Europe’s economic debate is changing tone. The old arguments about competitiveness, fiscal prudence and market efficiency are now colliding with a more anxious question: how much disruption can European societies absorb before the political center starts to crack?
The answer matters because Europe’s resilience agenda is expensive. Hardening supply chains, investing in infrastructure, reducing energy vulnerability, supporting strategic industries and rebuilding defense capacity all require money. And that money will come from somewhere — taxes, borrowing, spending cuts or a combination of all three. None of those options is painless.
At the same time, the public is already under strain. Households remain sensitive to food, housing and energy costs. Industry wants lower prices and fewer regulatory burdens. Workers want security, not just growth statistics. If European leaders frame resilience as an elite project for boardrooms and ministries, they risk missing the social dimension that will determine whether the strategy survives contact with voters.

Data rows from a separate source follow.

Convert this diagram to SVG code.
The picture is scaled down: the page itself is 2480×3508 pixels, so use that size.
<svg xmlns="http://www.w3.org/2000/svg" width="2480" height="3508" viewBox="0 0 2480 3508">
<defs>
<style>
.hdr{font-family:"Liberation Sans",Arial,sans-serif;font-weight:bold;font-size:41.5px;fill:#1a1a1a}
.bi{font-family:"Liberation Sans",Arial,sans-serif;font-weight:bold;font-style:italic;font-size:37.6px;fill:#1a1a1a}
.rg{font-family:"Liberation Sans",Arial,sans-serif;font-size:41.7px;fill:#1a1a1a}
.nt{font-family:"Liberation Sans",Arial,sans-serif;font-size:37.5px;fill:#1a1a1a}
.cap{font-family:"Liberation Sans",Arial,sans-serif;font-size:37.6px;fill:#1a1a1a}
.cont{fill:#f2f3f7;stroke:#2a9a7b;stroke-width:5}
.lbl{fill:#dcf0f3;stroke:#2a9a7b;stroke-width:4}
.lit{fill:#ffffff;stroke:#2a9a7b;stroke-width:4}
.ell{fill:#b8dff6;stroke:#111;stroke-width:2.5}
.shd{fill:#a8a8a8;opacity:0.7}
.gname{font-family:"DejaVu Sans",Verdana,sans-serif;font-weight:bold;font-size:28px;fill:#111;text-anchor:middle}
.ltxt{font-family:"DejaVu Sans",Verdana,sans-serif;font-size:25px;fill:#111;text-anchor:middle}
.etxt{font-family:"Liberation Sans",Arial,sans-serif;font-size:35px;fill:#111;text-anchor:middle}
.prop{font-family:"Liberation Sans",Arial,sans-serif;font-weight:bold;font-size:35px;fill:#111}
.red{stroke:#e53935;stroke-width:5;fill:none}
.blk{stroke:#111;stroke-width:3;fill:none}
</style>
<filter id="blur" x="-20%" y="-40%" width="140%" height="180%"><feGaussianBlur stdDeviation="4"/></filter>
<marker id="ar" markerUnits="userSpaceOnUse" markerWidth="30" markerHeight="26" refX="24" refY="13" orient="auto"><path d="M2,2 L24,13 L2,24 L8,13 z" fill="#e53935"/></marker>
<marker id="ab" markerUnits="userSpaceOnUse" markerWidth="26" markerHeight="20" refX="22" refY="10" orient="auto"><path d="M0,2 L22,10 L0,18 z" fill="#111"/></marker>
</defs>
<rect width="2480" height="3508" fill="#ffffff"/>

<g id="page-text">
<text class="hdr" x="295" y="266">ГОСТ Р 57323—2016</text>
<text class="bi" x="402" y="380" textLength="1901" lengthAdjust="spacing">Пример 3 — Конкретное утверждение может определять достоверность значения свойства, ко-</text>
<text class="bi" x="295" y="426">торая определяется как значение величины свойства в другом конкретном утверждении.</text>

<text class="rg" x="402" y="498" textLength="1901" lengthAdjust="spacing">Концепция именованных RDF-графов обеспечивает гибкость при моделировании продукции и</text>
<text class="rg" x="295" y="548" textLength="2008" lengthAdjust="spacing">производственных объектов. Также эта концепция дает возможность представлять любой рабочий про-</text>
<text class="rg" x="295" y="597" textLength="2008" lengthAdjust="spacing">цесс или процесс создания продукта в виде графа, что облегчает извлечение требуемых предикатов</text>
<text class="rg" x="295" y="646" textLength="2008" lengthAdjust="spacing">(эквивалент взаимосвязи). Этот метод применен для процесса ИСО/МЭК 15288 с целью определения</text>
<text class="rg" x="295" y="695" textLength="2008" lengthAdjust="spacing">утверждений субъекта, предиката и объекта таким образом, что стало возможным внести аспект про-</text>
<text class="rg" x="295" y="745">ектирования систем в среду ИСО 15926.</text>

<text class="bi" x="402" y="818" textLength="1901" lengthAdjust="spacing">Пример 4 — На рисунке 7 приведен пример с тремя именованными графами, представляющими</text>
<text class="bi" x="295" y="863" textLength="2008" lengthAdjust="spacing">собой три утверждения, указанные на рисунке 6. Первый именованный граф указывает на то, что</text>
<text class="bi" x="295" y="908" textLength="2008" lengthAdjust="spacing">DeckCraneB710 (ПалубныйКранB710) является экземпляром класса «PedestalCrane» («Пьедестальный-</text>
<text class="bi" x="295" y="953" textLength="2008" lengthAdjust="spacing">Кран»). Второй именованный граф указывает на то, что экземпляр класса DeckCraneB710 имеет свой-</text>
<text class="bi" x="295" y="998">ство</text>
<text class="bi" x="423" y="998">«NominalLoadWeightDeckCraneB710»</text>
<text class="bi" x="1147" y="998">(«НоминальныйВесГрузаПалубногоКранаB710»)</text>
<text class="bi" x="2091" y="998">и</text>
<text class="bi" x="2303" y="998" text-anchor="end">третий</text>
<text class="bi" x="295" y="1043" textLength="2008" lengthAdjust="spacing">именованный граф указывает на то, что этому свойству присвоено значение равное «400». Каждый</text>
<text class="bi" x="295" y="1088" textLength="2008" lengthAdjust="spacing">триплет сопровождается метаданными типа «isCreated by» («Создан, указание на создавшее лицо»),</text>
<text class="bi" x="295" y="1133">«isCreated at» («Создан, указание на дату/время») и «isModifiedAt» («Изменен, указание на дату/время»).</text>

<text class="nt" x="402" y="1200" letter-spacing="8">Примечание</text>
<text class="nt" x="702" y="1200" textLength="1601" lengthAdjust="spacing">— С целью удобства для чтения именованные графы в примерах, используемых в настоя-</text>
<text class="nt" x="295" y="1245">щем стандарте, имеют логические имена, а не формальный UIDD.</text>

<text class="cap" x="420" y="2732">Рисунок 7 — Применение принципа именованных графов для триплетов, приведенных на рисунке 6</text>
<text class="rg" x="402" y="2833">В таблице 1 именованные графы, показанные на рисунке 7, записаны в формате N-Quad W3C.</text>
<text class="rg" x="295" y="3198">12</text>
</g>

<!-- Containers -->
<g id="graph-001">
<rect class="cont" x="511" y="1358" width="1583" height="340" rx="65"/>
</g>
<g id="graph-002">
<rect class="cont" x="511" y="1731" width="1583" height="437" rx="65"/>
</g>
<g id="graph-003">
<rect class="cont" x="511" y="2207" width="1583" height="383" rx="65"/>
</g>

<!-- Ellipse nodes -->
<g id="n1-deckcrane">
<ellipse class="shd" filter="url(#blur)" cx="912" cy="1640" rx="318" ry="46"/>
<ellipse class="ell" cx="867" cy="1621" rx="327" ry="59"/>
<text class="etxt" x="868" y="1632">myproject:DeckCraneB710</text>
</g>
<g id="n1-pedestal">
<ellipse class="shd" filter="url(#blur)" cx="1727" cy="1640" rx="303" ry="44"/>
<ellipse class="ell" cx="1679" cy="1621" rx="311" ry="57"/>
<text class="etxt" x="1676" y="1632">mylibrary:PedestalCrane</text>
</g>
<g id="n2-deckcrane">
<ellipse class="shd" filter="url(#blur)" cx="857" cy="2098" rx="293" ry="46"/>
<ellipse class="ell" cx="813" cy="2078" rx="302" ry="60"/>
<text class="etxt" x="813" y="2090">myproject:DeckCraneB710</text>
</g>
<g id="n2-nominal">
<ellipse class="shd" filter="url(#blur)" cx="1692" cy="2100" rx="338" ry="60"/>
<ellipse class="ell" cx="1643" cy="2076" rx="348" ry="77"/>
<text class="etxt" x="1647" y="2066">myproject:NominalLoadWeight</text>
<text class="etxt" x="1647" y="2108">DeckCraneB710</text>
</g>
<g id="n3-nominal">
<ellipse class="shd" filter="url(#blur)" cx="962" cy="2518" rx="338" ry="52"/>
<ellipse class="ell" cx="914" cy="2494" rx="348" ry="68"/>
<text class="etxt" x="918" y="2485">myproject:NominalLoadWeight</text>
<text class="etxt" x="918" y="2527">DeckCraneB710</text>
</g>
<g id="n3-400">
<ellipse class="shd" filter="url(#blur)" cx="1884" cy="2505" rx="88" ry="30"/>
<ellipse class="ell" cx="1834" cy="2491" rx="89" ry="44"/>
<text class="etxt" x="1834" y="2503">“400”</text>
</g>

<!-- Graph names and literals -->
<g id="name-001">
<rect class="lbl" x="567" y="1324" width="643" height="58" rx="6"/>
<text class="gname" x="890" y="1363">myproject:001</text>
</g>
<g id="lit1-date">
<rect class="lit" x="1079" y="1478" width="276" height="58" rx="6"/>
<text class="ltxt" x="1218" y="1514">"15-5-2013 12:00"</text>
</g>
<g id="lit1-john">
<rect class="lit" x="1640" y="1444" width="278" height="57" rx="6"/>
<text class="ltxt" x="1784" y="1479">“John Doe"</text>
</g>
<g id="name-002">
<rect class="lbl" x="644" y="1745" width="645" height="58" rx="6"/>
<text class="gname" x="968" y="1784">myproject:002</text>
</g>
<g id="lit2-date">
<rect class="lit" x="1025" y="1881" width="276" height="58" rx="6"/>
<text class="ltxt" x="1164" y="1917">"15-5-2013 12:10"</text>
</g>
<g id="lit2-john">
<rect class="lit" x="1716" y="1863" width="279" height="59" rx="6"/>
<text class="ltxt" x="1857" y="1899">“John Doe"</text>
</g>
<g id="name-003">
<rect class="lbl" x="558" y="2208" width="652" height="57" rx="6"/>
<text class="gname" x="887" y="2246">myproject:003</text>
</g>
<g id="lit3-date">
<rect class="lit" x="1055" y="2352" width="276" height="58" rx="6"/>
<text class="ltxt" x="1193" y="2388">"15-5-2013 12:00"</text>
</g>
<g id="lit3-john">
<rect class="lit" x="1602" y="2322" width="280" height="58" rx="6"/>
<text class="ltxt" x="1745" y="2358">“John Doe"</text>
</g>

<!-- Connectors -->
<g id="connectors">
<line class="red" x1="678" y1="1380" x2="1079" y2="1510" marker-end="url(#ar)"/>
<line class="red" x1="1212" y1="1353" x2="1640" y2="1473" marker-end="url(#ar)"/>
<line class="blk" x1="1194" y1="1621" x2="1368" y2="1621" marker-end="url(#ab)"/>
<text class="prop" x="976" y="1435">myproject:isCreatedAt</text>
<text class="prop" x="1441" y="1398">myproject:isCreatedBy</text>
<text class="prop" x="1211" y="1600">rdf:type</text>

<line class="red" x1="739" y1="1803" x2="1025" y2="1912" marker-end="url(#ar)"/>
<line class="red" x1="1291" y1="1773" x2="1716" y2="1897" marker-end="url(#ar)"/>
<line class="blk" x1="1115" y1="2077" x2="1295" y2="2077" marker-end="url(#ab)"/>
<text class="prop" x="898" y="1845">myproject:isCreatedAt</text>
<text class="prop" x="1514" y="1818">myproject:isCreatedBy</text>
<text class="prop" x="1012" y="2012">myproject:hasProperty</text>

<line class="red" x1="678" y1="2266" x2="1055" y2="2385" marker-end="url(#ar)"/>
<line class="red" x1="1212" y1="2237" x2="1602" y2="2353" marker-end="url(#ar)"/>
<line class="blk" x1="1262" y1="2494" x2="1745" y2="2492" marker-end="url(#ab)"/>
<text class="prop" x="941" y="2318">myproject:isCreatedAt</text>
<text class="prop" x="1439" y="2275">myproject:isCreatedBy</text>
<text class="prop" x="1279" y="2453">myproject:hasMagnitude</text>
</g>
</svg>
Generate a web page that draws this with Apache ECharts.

That makes the politics especially delicate. Governments want to reassure business without appearing to neglect welfare. They want to defend open markets while shielding critical sectors from foreign pressure. They want faster investment without blowing up fiscal discipline. These objectives are not impossible, but they are increasingly in tension.
The deeper issue is whether Europe can build a new economic model that feels protective without becoming stagnant. If resilience is just another label for higher costs and slower growth, the public backlash will be swift. But if Brussels and national capitals can show that security, jobs and innovation are linked, Europe may yet turn crisis into a workable social contract for a more dangerous era.